Branch meeting was being b/f due to too many issues with some urgent one. Before the meeting starts, was being called in by Doris. She questioned me why was the name on the staff pass and name inside the system differ? I noticed that but I didn't question the staff when she passed me the FX deal. Because first of all, she signed the form infront of me and verified that it was good. And I did sight her staff pass, it appeared to be the same person. Was instructed to make a photocopy of ID and attach with the form before faxing to LPO. I did all that, but because LPO people saw the name was different they refuse to process for me. I got nervous and tried calling the staff. She didn't pick up my phone call. Starts panicking so went all the way to her desk but she had left office. =( Tried using my mobile and yepp, she picked up. So she explained, the maiden and married name.
As all the front liner knows that most of their staff passes are printed with surname followed by initials. It kinda tough for us to verify too. SK voiced out this during the meeting, and so the solution is to get the staff to sign on the photocopied ID. I was thinking, why not just make it easier that staff pass is not allowed. ID like driving licence, passport or NRIC must be provided for verification purpose. But sighs... I guess down here voice out also pointless.

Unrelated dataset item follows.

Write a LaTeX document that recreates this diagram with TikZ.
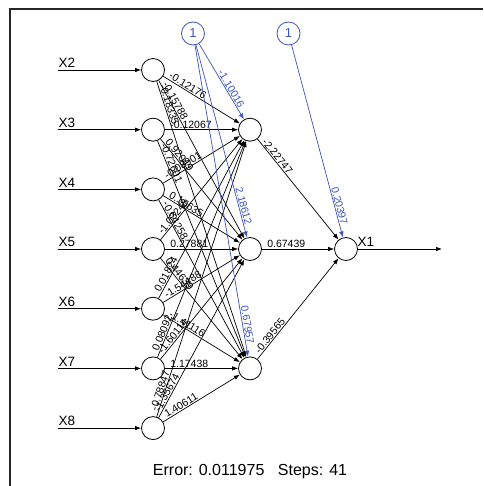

Got a ops loss case charged to the wrong cost centre, was being left right by Doris. And yepp, this mistake is intolerable because it was written on slip and I didn't follow. Checker over looked and filed wrongly. Had a hard time searching high and low for it.
Suggested that filing should be part of our end day duties. But Wati say we should all take ownership in our work. So we shall see how things gonna work out.
Sighs... when it rains, it pour.
Saw love tagged me on my wall on FB so I logged in. Took a quiz - Are You A Good GF and the result is Excellent. Here it goes...
You're a really loving, and caring person towards your BF/GF. You really do care for them, and you love them unconditionally. Anyone would be lucky to have you. Because you'll always treat them with love, and care. ;D
Not sure if m a loving person but then m certain that I care my partner more than I care about anyone at home. And yepp was being called silly girl by a guy who I really loved him unconditionally. He knew all that and he ever told me that anyone would be lucky to be my guy. But... .. . sighs. Perhaps the problem lies on me. Recently too many things happened, totally lost track of what I should do. I couldn't help but burst into tears during my lunch time this afternoon. Thinking how great its gonna be with him around to guide me along.
And my poor lil' niece. Her mom told me that teacher complaint that she beat up a classmate of hers till his face swell. I was think how could it be. Besides I just asked the lil' precious how was school today and she just mentioned that she was being bullied by Alvin. She added on that he bullied her almost everyday. Her mom continued: "Alvin was climbing high up and precious afraid that he might fall down and get injured so pulled him down. When Alvin got down, he hit her chest." Normal reaction would be beat him back. So yah, she beat him back and got a complaint from teacher.
Of course her dad gonna be mad when he heard his precious beating people at school. Trying so hard to persuade her to tell him what exactly happened but she refused. On top of his anger, he took out the cane and caned her till her legs now swollen. The mom brought her to the room and tried to know what exactly happened, she kept quiet through out and the mom scolded her. She finally says out when the dad brough her downstairs for a walk.
I find that the parents don't understand her well enough. Because it will really shock me to dead if she starts a fight first. More over is Alvin, she mentioned before that when she grew up she wanna be married to him. So in the first place, how would she starts the fight first?
It just hurts me. No wonder she was so well behaved when I reached home. Poor lil' precious.
Oh looks like all of my friends had went back to study except me. Sighs... how nice if time could be rewinded. Then I'll wish to rewind back to year 1993 and I swear I'll study hard and loves my mom twice as much.